Last year at Christmas, Farrah, one of our favorite ladies who worked at a restaurant we visited at least once a week–a lady who’d known Kellen and me from newlyweds to new parents–told us about how her family did Christmas. She said they kept it simple. She bought her children gifts using these guidelines:
Something you want, something you need. Something to wear, something to read.
I really loved Farrah’s idea, especially after talking to some of my other parent friends about how stressful holiday gift giving was for them and how it seemed every year, their kids’ expectations got a little bit higher and a little more expensive. It seemed really smart to put a limit on the number and kind of presents to give your kids, both for you and for them.
As a frugal person, I always struggle at the holidays with the amount of money I spend on presents. On the one hand, I love giving gifts, love seeing someone open a present that’s something they really wanted. On the other hand, I hate how sweaty and nauseous I get when I look at my bank account in December.
More importantly, though, I worry about sending the wrong message about Christmas, particularly the message that Christmas is about receiving and receiving in large quantities.

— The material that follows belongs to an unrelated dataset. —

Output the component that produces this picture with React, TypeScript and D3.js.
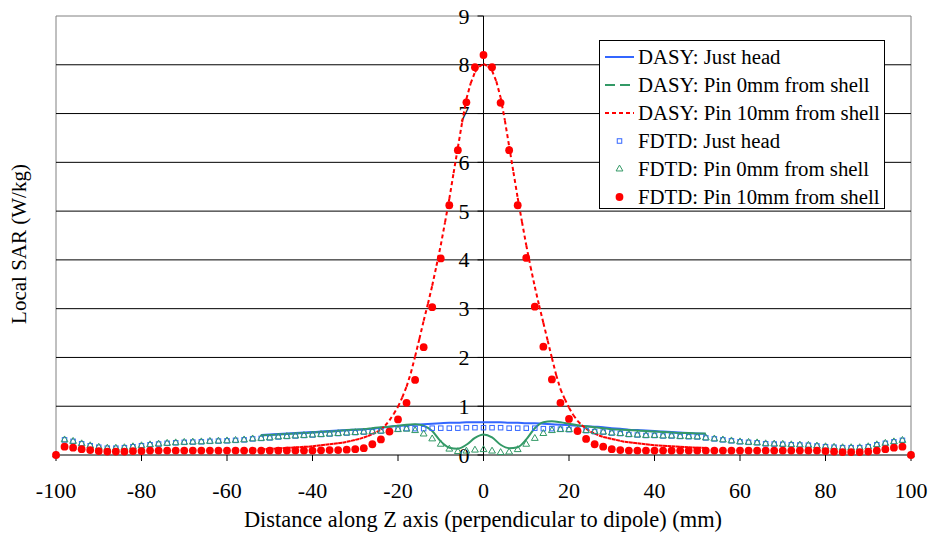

Kellen and I are not religious, so the reason for the season isn’t something that really applies in our home. Still, I grew up in a home where Christmas was all about family and spending time with the people you love most. Yes, presents were great and a lot of fun, but that was only a small part of Christmas.
Christmas for us was about decorating the tree as a family and baking cookies and drinking cider and driving around the neighborhood to see all the lights and having all of my aunts and uncles and cousins around the table at my grandmother’s house. It was about caroling to see the smiles on people’s faces and helping people in need and random acts of kindness. The presents were a one day event, but the spirit of Christmas–of warmth, love, sharing, and giving–pervaded the whole season. It was what made the holiday season seem so magical.
In raising my children, I want to focus on the spirit of the holiday season. I want to focus on family and togetherness. I want to focus on kindness and generosity. I want to focus on charity and showing good will to all people.
I don’t want the focus to be on things we get in shiny wrapping paper on one day.
I know it’s a little early to start talking about Christmas (I blame Target!), but usually by this time of year, I’ve stashed away a few presents in an effort to avoid the holiday rush and to spread out my spending a little. This year especially, since we’ll be moving right in the big middle of the holidays, it will be important to plan ahead for shopping and be smart with our money.
Mainly, though, I want to be mindful going into the holiday season, from Thanksgiving right on through the New Year. It’s a season for celebrating both what you have and all the blessings to come. I want to make thankfulness, generosity, and love the centerpieces of my family holiday season, and it’s never too soon to plan for that.
So we’ll be keeping it simple this year. Simple and wonderful.